THE REQUEST: Pull out every line of the listing below where "that" appears.

INPUT FOR THIS TASK:
:::::
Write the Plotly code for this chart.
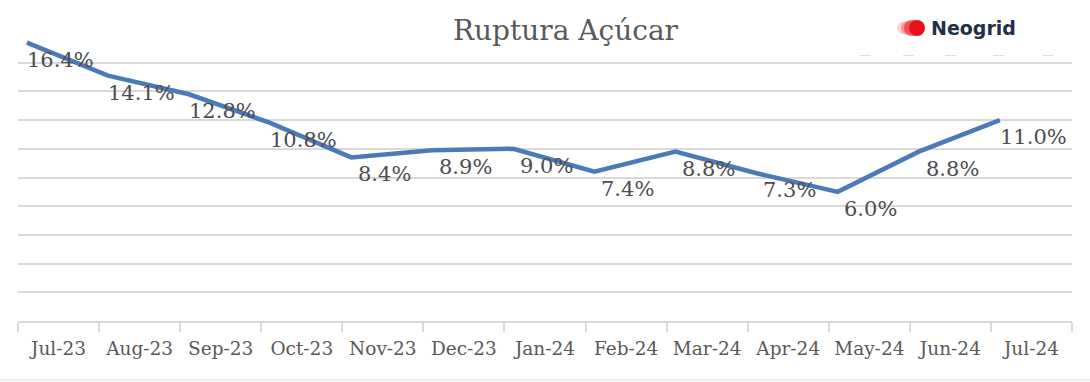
:::::
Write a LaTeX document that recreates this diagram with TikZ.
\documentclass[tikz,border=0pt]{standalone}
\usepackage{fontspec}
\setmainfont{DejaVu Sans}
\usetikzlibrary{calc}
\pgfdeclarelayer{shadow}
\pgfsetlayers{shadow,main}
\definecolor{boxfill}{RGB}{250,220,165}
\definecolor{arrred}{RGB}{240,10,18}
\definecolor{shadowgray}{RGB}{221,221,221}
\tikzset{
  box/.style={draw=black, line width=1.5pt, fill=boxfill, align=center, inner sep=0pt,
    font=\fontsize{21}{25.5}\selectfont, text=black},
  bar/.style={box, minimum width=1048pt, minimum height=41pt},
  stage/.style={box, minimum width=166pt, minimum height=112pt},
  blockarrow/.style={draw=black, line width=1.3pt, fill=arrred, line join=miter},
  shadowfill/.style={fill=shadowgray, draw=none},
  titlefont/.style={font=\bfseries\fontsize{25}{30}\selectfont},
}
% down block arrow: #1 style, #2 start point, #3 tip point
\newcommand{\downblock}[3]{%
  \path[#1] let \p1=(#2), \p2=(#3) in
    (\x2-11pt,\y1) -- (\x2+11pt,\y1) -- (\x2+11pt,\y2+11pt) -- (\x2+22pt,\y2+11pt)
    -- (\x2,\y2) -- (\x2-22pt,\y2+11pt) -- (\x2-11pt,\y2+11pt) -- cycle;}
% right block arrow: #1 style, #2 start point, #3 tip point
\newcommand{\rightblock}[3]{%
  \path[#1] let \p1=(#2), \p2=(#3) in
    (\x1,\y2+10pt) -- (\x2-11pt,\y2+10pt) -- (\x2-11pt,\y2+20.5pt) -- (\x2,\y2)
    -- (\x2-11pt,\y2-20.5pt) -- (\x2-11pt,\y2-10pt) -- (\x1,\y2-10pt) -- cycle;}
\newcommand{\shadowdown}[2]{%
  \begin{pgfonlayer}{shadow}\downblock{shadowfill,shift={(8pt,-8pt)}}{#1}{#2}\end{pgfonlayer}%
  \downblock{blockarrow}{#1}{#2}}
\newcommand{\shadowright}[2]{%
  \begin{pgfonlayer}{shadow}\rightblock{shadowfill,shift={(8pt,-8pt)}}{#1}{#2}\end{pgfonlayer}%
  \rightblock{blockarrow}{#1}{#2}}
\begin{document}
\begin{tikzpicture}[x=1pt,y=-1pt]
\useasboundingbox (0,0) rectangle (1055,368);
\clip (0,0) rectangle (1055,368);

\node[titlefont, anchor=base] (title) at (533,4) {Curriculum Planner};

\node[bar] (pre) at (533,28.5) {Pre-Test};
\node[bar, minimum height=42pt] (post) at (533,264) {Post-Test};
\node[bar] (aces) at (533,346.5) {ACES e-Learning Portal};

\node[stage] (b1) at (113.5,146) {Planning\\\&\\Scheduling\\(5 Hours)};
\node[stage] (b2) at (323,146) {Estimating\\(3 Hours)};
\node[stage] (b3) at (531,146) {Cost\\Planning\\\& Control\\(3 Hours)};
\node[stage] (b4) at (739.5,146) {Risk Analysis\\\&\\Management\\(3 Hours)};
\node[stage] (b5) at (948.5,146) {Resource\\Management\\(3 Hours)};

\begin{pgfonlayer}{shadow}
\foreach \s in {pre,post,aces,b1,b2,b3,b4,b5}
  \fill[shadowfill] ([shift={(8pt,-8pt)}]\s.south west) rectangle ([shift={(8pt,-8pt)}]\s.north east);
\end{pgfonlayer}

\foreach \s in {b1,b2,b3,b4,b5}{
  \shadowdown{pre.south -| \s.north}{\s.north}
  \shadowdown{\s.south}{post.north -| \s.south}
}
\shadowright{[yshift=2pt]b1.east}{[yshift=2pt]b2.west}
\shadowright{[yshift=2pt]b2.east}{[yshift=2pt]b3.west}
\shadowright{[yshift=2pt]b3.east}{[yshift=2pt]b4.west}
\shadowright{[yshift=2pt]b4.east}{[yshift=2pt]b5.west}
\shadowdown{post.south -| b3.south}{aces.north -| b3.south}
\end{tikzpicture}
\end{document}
:::::
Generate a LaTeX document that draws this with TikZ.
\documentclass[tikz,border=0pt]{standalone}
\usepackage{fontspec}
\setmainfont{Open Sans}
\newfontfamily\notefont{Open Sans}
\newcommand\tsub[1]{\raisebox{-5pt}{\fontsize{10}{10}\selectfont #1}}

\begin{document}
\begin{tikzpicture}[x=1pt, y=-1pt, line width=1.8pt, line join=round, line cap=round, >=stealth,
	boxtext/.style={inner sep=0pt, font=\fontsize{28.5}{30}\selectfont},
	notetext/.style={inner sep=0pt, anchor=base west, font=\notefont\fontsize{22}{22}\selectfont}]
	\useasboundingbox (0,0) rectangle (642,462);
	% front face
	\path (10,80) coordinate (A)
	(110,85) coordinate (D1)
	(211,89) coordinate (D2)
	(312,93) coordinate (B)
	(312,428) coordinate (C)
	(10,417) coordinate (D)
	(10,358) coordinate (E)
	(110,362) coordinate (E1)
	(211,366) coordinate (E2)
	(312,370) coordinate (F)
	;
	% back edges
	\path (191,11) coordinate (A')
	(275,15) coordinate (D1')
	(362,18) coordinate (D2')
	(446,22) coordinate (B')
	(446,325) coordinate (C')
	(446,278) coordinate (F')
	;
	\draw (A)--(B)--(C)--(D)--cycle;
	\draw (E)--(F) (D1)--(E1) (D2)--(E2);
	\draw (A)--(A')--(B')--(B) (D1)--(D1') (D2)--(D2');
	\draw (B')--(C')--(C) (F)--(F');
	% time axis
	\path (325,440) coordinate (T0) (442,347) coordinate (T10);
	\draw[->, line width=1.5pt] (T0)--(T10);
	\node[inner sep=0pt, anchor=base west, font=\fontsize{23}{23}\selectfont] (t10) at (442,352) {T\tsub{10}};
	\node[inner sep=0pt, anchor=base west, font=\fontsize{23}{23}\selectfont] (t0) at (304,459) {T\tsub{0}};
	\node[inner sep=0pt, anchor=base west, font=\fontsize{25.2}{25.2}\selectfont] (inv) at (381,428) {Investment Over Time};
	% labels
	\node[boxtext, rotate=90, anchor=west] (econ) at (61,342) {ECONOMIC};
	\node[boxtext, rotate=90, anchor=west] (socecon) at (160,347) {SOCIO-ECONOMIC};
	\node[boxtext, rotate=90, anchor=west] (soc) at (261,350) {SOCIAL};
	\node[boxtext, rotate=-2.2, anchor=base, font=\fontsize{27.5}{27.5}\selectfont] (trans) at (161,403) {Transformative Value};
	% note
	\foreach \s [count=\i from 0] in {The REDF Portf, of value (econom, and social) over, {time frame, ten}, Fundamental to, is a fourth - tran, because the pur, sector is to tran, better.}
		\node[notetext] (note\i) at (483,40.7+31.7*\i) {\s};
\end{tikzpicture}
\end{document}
:::::
WRITTEN SOLUTION:
Write a LaTeX document that recreates this diagram with TikZ.
Generate a LaTeX document that draws this with TikZ.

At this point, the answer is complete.